A reader, Louis Tan, emailed to ask about the implications of the government raising the retirement age from, say, 62 to 65, 67 or 68 years. Yes, this signals to Singaporeans that they are expected to work longer before retiring. Apart from that, does it really mean anything?
Well, yes. It affects your CPF money.
How does the CPF work? You do not get to withdraw all your CPF money when you turn 55. First you must set aside a "Minimum Sum" and leave it in a "Retirement Account" with the government. At age 55, the only CPF money you can immediately withdraw is any excess you have, above the Minimum Sum.
When will you start getting your Minimum Sum back? When you reach the official retirement age. And then only in monthly instalments stretched over 20 years.

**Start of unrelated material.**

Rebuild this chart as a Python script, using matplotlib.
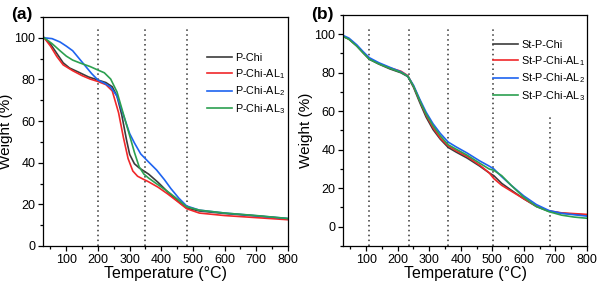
import matplotlib
matplotlib.use("Agg")
import matplotlib.pyplot as plt
from matplotlib.ticker import MultipleLocator

plt.rcParams['font.family'] = ['Liberation Sans', 'DejaVu Sans']
plt.rcParams['mathtext.fontset'] = 'custom'
plt.rcParams['mathtext.rm'] = 'Liberation Sans'
plt.rcParams['mathtext.it'] = 'Liberation Sans'

# ---------------- Panel (a) data ----------------
a_labels = ['P-Chi', 'P-Chi-AL$_1$', 'P-Chi-AL$_2$', 'P-Chi-AL$_3$']
a_T_black = [30, 50, 70, 90, 110, 140, 170, 200, 225, 245, 260, 275, 290, 300, 315, 330, 345, 360, 390, 420, 450, 480, 520, 600, 700, 800]
a_W_black = [100, 97, 92.5, 88, 85.5, 83.4, 81.2, 79.7, 78.5, 76.5, 72, 63, 51, 44, 39.5, 37.5, 36, 34.5, 30.5, 26, 21.8, 18.2, 16.8, 15.6, 14.4, 13]
a_T_red = [30, 50, 70, 90, 120, 150, 175, 200, 225, 245, 265, 280, 295, 310, 325, 340, 360, 390, 420, 450, 480, 520, 600, 700, 800]
a_W_red = [100, 96, 91, 87, 84.2, 81.8, 80.2, 79, 77.5, 74.5, 64, 52.3, 42, 36, 33.5, 32.3, 30.8, 28.2, 25, 21.5, 17.9, 15.8, 14.6, 13.6, 12.6]
a_T_blue = [30, 55, 80, 100, 120, 150, 180, 200, 220, 240, 260, 280, 300, 315, 335, 360, 385, 410, 430, 455, 480, 520, 600, 700, 800]
a_W_blue = [100, 99.6, 98, 96, 93.8, 88.3, 82.8, 79.7, 78.2, 76.3, 72, 63, 54, 49.5, 44.2, 40.3, 36.5, 31.8, 27.6, 23, 19.2, 17.2, 15.8, 14.5, 13.2]
a_T_green = [30, 55, 80, 100, 120, 145, 175, 200, 220, 240, 260, 280, 300, 315, 330, 345, 360, 380, 400, 430, 455, 480, 520, 600, 700, 800]
a_W_green = [100, 97.2, 93.8, 91.2, 89.3, 87.8, 86.2, 84.5, 83.2, 80.2, 74, 63.5, 53, 45, 38, 34.5, 32.6, 30.4, 28.3, 25, 22, 18.8, 17.2, 15.8, 14.6, 13.2]
a_vlines = [200, 350, 480]

# ---------------- Panel (b) data ----------------
b_labels = ['St-P-Chi', 'St-P-Chi-AL$_1$', 'St-P-Chi-AL$_2$', 'St-P-Chi-AL$_3$']
b_T = [25, 45, 70, 90, 110, 140, 175, 210, 232, 250, 270, 290, 312, 335, 360, 385, 420, 460, 490, 505, 530, 560, 600, 640, 680, 720, 760, 800]
b_W_black = [99, 97.5, 94, 90.5, 87, 84.5, 82, 80, 78, 72.5, 64.5, 57, 50.5, 45.5, 41.2, 38.8, 35.7, 31.5, 28, 26.5, 22.5, 19, 14.5, 10.5, 8, 7, 6.5, 6.1]
b_W_red = [99, 97.5, 94, 90.5, 87.2, 84.8, 82.5, 80.8, 78.5, 73, 65.5, 58, 51.5, 46, 42, 39.5, 36.5, 32, 28, 25, 21.5, 18.5, 14.5, 10.7, 8.2, 7.2, 6.8, 6.4]
b_W_blue = [99.5, 98, 94.5, 91, 87.8, 85.2, 82.8, 80.5, 78.2, 73.5, 66.2, 59.5, 53.5, 48.5, 44, 41.5, 38.3, 34.2, 31.5, 30, 26, 21.5, 16, 11.5, 8.4, 7, 6.2, 5.5]
b_W_green = [99, 97.4, 93.8, 90.3, 87, 84.6, 82.3, 80.2, 78.2, 73, 65.5, 58.5, 52.5, 47.2, 42.6, 40.3, 37.2, 33, 30, 29.3, 26.5, 21.5, 15.3, 10.5, 7.8, 6, 5, 4.4]
b_vlines = [110, 235, 360, 503, 683]
b_vline_tops = [103, 103, 103, 103, 57]

colors = ['#3c3c3c', '#f0282a', '#1e64f0', '#2ca050']

fig = plt.figure(figsize=(6, 2.88), dpi=100)
axa = fig.add_axes([0.072, 0.146, 0.408, 0.795])
axb = fig.add_axes([0.572, 0.146, 0.406, 0.802])

def style(ax, ylim, yticks):
    ax.set_xlim(27, 800)
    ax.set_ylim(*ylim)
    ax.set_yticks(yticks)
    ax.set_xticks([100, 200, 300, 400, 500, 600, 700, 800])
    ax.xaxis.set_minor_locator(MultipleLocator(50))
    ax.yaxis.set_minor_locator(MultipleLocator(10))
    ax.tick_params(which='both', direction='out', top=False, right=False, labelsize=9, width=0.9, pad=2)
    ax.tick_params(which='major', length=3.5)
    ax.tick_params(which='minor', length=2)
    for s in ax.spines.values():
        s.set_linewidth(0.9)
    ax.set_xlabel('Temperature (°C)', fontsize=11.5, labelpad=0)
    ax.set_ylabel('Weight (%)', fontsize=11, labelpad=1)

# panel a
for x in a_vlines:
    axa.vlines(x, 0, 104, colors='#333333', linestyles=(0, (1, 2.2)), linewidth=1.1)
a_series = [(a_T_black, a_W_black), (a_T_red, a_W_red), (a_T_blue, a_W_blue), (a_T_green, a_W_green)]
for (T, W), c, lab in zip(a_series, colors, a_labels):
    axa.plot(T, W, color=c, lw=1.2, label=lab)
style(axa, (0, 110), [0, 20, 40, 60, 80, 100])
axa.legend(loc='upper right', bbox_to_anchor=(1.015, 0.87), frameon=False, fontsize=7.8,
           handlelength=2.3, handletextpad=0.3, labelspacing=0.35, borderaxespad=0.2)
fig.text(0.018, 0.975, '(a)', fontsize=12.5, fontweight='bold', va='top')

# panel b
for x, top in zip(b_vlines, b_vline_tops):
    axb.vlines(x, -10, top, colors='#333333', linestyles=(0, (1, 2.2)), linewidth=1.1)
for W, c, lab in zip([b_W_black, b_W_red, b_W_blue, b_W_green], colors, b_labels):
    axb.plot(b_T, W, color=c, lw=1.2, label=lab)
style(axb, (-10, 110), [0, 20, 40, 60, 80, 100])
axb.legend(loc='upper right', bbox_to_anchor=(1.02, 0.92), frameon=False, fontsize=7.8,
           handlelength=2.3, handletextpad=0.3, labelspacing=0.35, borderaxespad=0.2)
fig.text(0.518, 0.975, '(b)', fontsize=12.5, fontweight='bold', va='top')

fig.savefig('out.png', dpi=100)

This is basically to ensure that in your old age, you can at least afford to buy your own rice and water, so that you do not become a nuisance to the government. Hopefully, you will die within 20 years of your retirement age, before your Minimum Sum runs out. Then the PAP government will not be responsible for your basic subsistence needs.
Now, what happens if the retirement age is raised? Obviously you'll have to wait longer before getting your Minimum Sum monthly instalments. For example, suppose the retirement age is raised from 62 to 68 years. You'll have to wait till you're 68 years old, before you can get your monthly cheque.
Since it is a long wait between your 55th and your 68th birthday, you will feel more motivated to continue working after you turn 55. Otherwise you may not have enough savings to last until your 68th birthday.
How much is the Minimum Sum? Currently it stands at $94,600. It will be slowly raised through the years, until it reaches about $120,000 in the year 2013 ($120,000 figure has not been adjusted for inflation).
If at the age of 55, your total CPF money is less than the then-prevailing Minimum Sum, then you get to withdraw nothing at all. Another reason to keep working.